PROBLEM
Copy out all lines in the data below containing the string "this".

PROVIDED RECORDS
•••

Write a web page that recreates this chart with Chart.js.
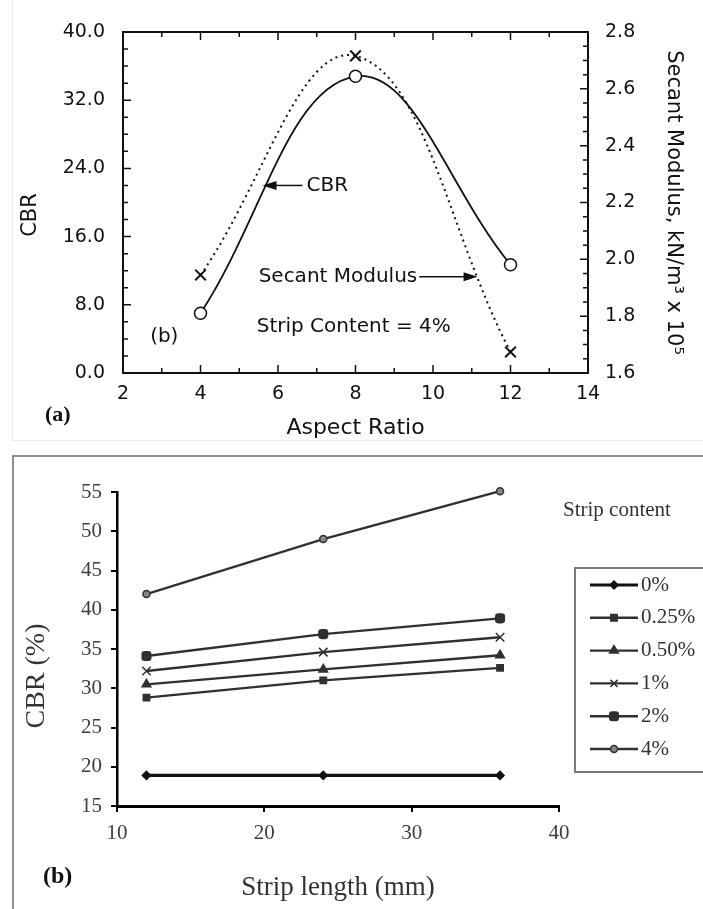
<!DOCTYPE html>
<html>
<head>
<meta charset="utf-8">
<script src="https://cdn.jsdelivr.net/npm/chart.js@4.4.1/dist/chart.umd.min.js"></script>
<style>
  html, body { margin: 0; padding: 0; background: #fff; }
  body { width: 703px; height: 909px; position: relative; overflow: hidden; }
  #topWrap { position: absolute; left: 0; top: 0; width: 703px; height: 445px; }
  #botWrap { position: absolute; left: 0; top: 445px; width: 703px; height: 464px; }
  .faint { position: absolute; left: 12px; top: 0; width: 700px; height: 440px;
           border-left: 1px solid #ececec; border-bottom: 1px solid #ececec; }
  .boxB { position: absolute; left: 12px; top: 455px; width: 720px; height: 480px;
          border: 2px solid #8e8e8e; }
</style>
</head>
<body>
<div class="faint"></div>
<div class="boxB"></div>
<div id="topWrap"><canvas id="aspectChart"></canvas></div>
<div id="botWrap"><canvas id="stripChart"></canvas></div>
<script>
// (a) CBR and secant modulus vs aspect ratio, strip content 4%
const aspectRatio = [4, 8, 12];
const cbrByAspect = [7.0, 34.8, 12.7];
const secantModulus = [1.945, 2.716, 1.674];

// (b) CBR vs strip length for each strip content
const stripLength = [12, 24, 36];
const stripContent = ['0%', '0.25%', '0.50%', '1%', '2%', '4%'];
const cbr0 = [18.9, 18.9, 18.9];
const cbr025 = [28.8, 31.0, 32.6];
const cbr050 = [30.5, 32.4, 34.2];
const cbr1 = [32.2, 34.6, 36.5];
const cbr2 = [34.1, 36.9, 38.9];
const cbr4 = [42.0, 49.0, 55.1];

function toXY(xs, ys) {
  return xs.map((x, i) => ({ x: x, y: ys[i] }));
}

function arrow(ctx, x1, x2, y) {
  // tip at x2
  const dir = Math.sign(x2 - x1);
  ctx.beginPath();
  ctx.moveTo(x1, y);
  ctx.lineTo(x2 - dir * 10, y);
  ctx.stroke();
  ctx.beginPath();
  ctx.moveTo(x2, y);
  ctx.lineTo(x2 - dir * 14, y - 4.5);
  ctx.lineTo(x2 - dir * 14, y + 4.5);
  ctx.closePath();
  ctx.fill();
}

function vText(ctx, text, x, y, rot) {
  ctx.save();
  ctx.translate(x, y);
  ctx.rotate(rot);
  ctx.textAlign = 'center';
  ctx.textBaseline = 'middle';
  ctx.fillText(text, 0, 0);
  ctx.restore();
}

const SANS = '"DejaVu Sans"';
const SERIF = '"Liberation Serif"';
const INK = '#111';

// box + inward ticks like the original plot
const insideTicks = {
  id: 'insideTicks',
  afterDraw(chart) {
    const { ctx, chartArea: a, scales } = chart;
    ctx.save();
    ctx.strokeStyle = INK;
    ctx.lineWidth = 2;
    ctx.strokeRect(a.left, a.top, a.right - a.left, a.bottom - a.top);
    ctx.lineWidth = 1.5;
    ctx.beginPath();
    for (let i = 0; i <= 12; i++) {
      const v = 2 + i;
      const px = scales.x.getPixelForValue(v);
      const len = v % 2 === 0 ? 8 : 5;
      ctx.moveTo(px, a.bottom); ctx.lineTo(px, a.bottom - len);
      ctx.moveTo(px, a.top); ctx.lineTo(px, a.top + len);
    }
    for (let i = 0; i <= 20; i++) {
      const py = scales.y.getPixelForValue(i * 2);
      const len = i % 4 === 0 ? 8 : 5;
      ctx.moveTo(a.left, py); ctx.lineTo(a.left + len, py);
    }
    for (let i = 0; i <= 24; i++) {
      const py = scales.y1.getPixelForValue(1.6 + i * 0.05);
      const len = i % 4 === 0 ? 8 : 5;
      ctx.moveTo(a.right, py); ctx.lineTo(a.right - len, py);
    }
    ctx.stroke();
    ctx.restore();
  }
};

const topNotes = {
  id: 'topNotes',
  afterDraw(chart) {
    const { ctx } = chart;
    const x = chart.scales.x, y = chart.scales.y;
    ctx.save();
    ctx.fillStyle = INK;
    ctx.strokeStyle = INK;
    ctx.lineWidth = 1.5;
    ctx.textBaseline = 'middle';
    ctx.textAlign = 'left';
    ctx.font = '20px ' + SANS;
    const tx = x.getPixelForValue(5.6), ty = y.getPixelForValue(22.0);
    arrow(ctx, tx + 40, tx, ty);
    ctx.fillText('CBR', tx + 44, ty);
    const sx = x.getPixelForValue(5.5), sy = y.getPixelForValue(11.3);
    ctx.fillText('Secant Modulus', sx, sy);
    const w = ctx.measureText('Secant Modulus').width;
    arrow(ctx, sx + w + 2, x.getPixelForValue(11.15), sy);
    ctx.fillText('Strip Content = 4%', x.getPixelForValue(5.45), y.getPixelForValue(5.4));
    ctx.fillText('(b)', x.getPixelForValue(2.7), y.getPixelForValue(4.2));
    ctx.font = '21px ' + SANS;
    vText(ctx, 'CBR', 31, 215, -Math.PI / 2);
    ctx.font = 'bold 22px ' + SERIF;
    ctx.fillText('(a)', 45, 415);
    ctx.restore();
  }
};

const aspectChart = new Chart(document.getElementById('aspectChart'), {
  type: 'line',
  data: {
    datasets: [
      {
        label: 'CBR',
        data: toXY(aspectRatio, cbrByAspect),
        yAxisID: 'y',
        borderColor: INK,
        borderWidth: 1.8,
        tension: 0.4,
        pointStyle: 'circle',
        pointRadius: 6,
        pointBackgroundColor: '#fff',
        pointBorderColor: INK,
        pointBorderWidth: 1.5
      },
      {
        label: 'Secant Modulus',
        data: toXY(aspectRatio, secantModulus),
        yAxisID: 'y1',
        borderColor: INK,
        borderWidth: 2,
        borderDash: [2, 4],
        tension: 0.4,
        pointStyle: 'crossRot',
        pointRadius: 7.5,
        pointBorderColor: INK,
        pointBorderWidth: 2
      }
    ]
  },
  options: {
    responsive: true,
    maintainAspectRatio: false,
    animation: false,
    layout: { padding: { top: 32, left: 0, right: 0, bottom: 0 } },
    plugins: { legend: { display: false }, tooltip: { enabled: false } },
    scales: {
      x: {
        type: 'linear',
        min: 2, max: 14,
        grid: { display: false, drawTicks: false },
        border: { display: false },
        ticks: { stepSize: 2, padding: 10, color: INK, font: { family: SANS, size: 19 } },
        title: { display: true, text: 'Aspect Ratio', color: INK,
                 font: { family: SANS, size: 22 }, padding: { top: 0, bottom: 4 } },
        afterFit(s) { s.height = 72; }
      },
      y: {
        position: 'left',
        min: 0, max: 40,
        grid: { display: false, drawTicks: false },
        border: { display: false },
        ticks: { stepSize: 8, padding: 18, color: INK, font: { family: SANS, size: 19 },
                 callback: v => v.toFixed(1) },
        afterFit(s) { s.width = 123; }
      },
      y1: {
        position: 'right',
        min: 1.6, max: 2.8,
        grid: { display: false, drawTicks: false },
        border: { display: false },
        ticks: { stepSize: 0.2, padding: 17, color: INK, font: { family: SANS, size: 19 },
                 callback: v => v.toFixed(1) },
        title: { display: true, text: 'Secant Modulus, kN/m³ x 10⁵', color: INK,
                 font: { family: SANS, size: 21 }, padding: { top: 17, bottom: 0 } },
        afterFit(s) { s.width = 115; }
      }
    }
  },
  plugins: [insideTicks, topNotes]
});

// ---- (b) strip length chart ----
const LINE = '#303030';
const stripSeries = [
  { data: cbr0, pointStyle: 'rectRot', pointRadius: 4, borderWidth: 3.2, color: '#111', fill: '#111' },
  { data: cbr025, pointStyle: 'rect', pointRadius: 4.5, borderWidth: 2.4, color: LINE, fill: LINE },
  { data: cbr050, pointStyle: 'triangle', pointRadius: 5, borderWidth: 2.4, color: LINE, fill: LINE },
  { data: cbr1, pointStyle: 'crossRot', pointRadius: 6, borderWidth: 2.4, color: LINE, fill: LINE },
  { data: cbr2, pointStyle: 'rectRounded', pointRadius: 5, borderWidth: 2.4, color: LINE, fill: LINE },
  { data: cbr4, pointStyle: 'circle', pointRadius: 3.5, borderWidth: 2.4, color: LINE, fill: '#888' }
];

const stripNotes = {
  id: 'stripNotes',
  afterDraw(chart) {
    const { ctx } = chart;
    ctx.save();
    ctx.textBaseline = 'middle';
    ctx.textAlign = 'left';
    ctx.fillStyle = '#333';
    ctx.font = '21px ' + SERIF;
    ctx.fillText('Strip content', 563, 65);
    // legend box
    ctx.strokeStyle = '#7a7a7a';
    ctx.lineWidth = 2;
    ctx.strokeRect(575, 123, 140, 204);
    chart.data.datasets.forEach((ds, i) => {
      const yy = 140 + i * 32.8;
      ctx.strokeStyle = ds.borderColor;
      ctx.fillStyle = ds.pointBackgroundColor;
      ctx.lineWidth = ds.borderWidth;
      ctx.beginPath();
      ctx.moveTo(590, yy);
      ctx.lineTo(638, yy);
      ctx.stroke();
      ctx.lineWidth = 1.5;
      Chart.helpers.drawPoint(ctx, { pointStyle: ds.pointStyle, radius: Math.min(ds.pointRadius, 5),
                                     rotation: 0, borderWidth: 1.5 }, 614, yy);
      ctx.fillStyle = '#333';
      ctx.fillText(ds.label, 641, yy);
    });
    ctx.font = '28px ' + SERIF;
    vText(ctx, 'CBR (%)', 37, 231, -Math.PI / 2);
    ctx.font = 'bold 24px ' + SERIF;
    ctx.fillStyle = '#111';
    ctx.fillText('(b)', 43, 432);
    ctx.restore();
  }
};

const stripChart = new Chart(document.getElementById('stripChart'), {
  type: 'line',
  data: {
    datasets: stripSeries.map((s, i) => ({
      label: stripContent[i],
      data: toXY(stripLength, s.data),
      borderColor: s.color,
      backgroundColor: s.color,
      borderWidth: s.borderWidth,
      pointStyle: s.pointStyle,
      pointRadius: s.pointRadius,
      pointBackgroundColor: s.fill,
      pointBorderColor: s.color,
      pointBorderWidth: 1.5,
      tension: 0,
      clip: false
    }))
  },
  options: {
    responsive: true,
    maintainAspectRatio: false,
    animation: false,
    layout: { padding: { top: 47, right: 144, left: 0, bottom: 0 } },
    plugins: { legend: { display: false }, tooltip: { enabled: false } },
    scales: {
      x: {
        type: 'linear',
        min: 10, max: 40,
        grid: { drawOnChartArea: false, drawTicks: true, tickLength: 6, color: '#000', lineWidth: 2 },
        border: { color: '#000', width: 3 },
        ticks: { stepSize: 10, padding: 9, color: '#3c3c46', font: { family: SERIF, size: 21 } },
        title: { display: true, text: 'Strip length (mm)', color: '#333',
                 font: { family: SERIF, size: 27 }, padding: { top: 0, bottom: 5 } },
        afterFit(s) { s.height = 103; }
      },
      y: {
        min: 15, max: 55,
        grid: { drawOnChartArea: false, drawTicks: true, tickLength: 6, color: '#000', lineWidth: 2 },
        border: { color: '#000', width: 2.5 },
        ticks: { stepSize: 5, padding: 9, color: '#3c3c46', font: { family: SERIF, size: 21 } },
        afterFit(s) { s.width = 117; }
      }
    }
  },
  plugins: [stripNotes]
});
</script>
</body>
</html>
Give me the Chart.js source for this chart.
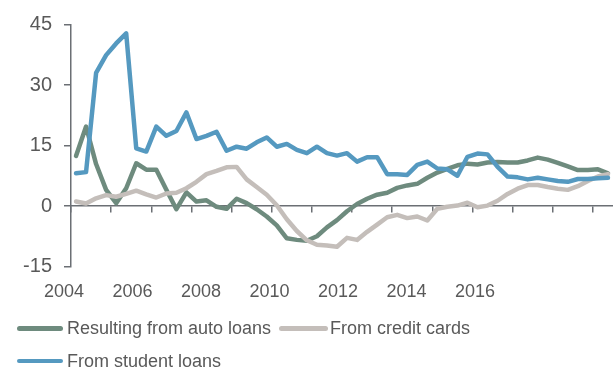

•••

EXERCISE RESULT
Write a web page that recreates this chart with Chart.js.
Give me the Chart.js source for this chart.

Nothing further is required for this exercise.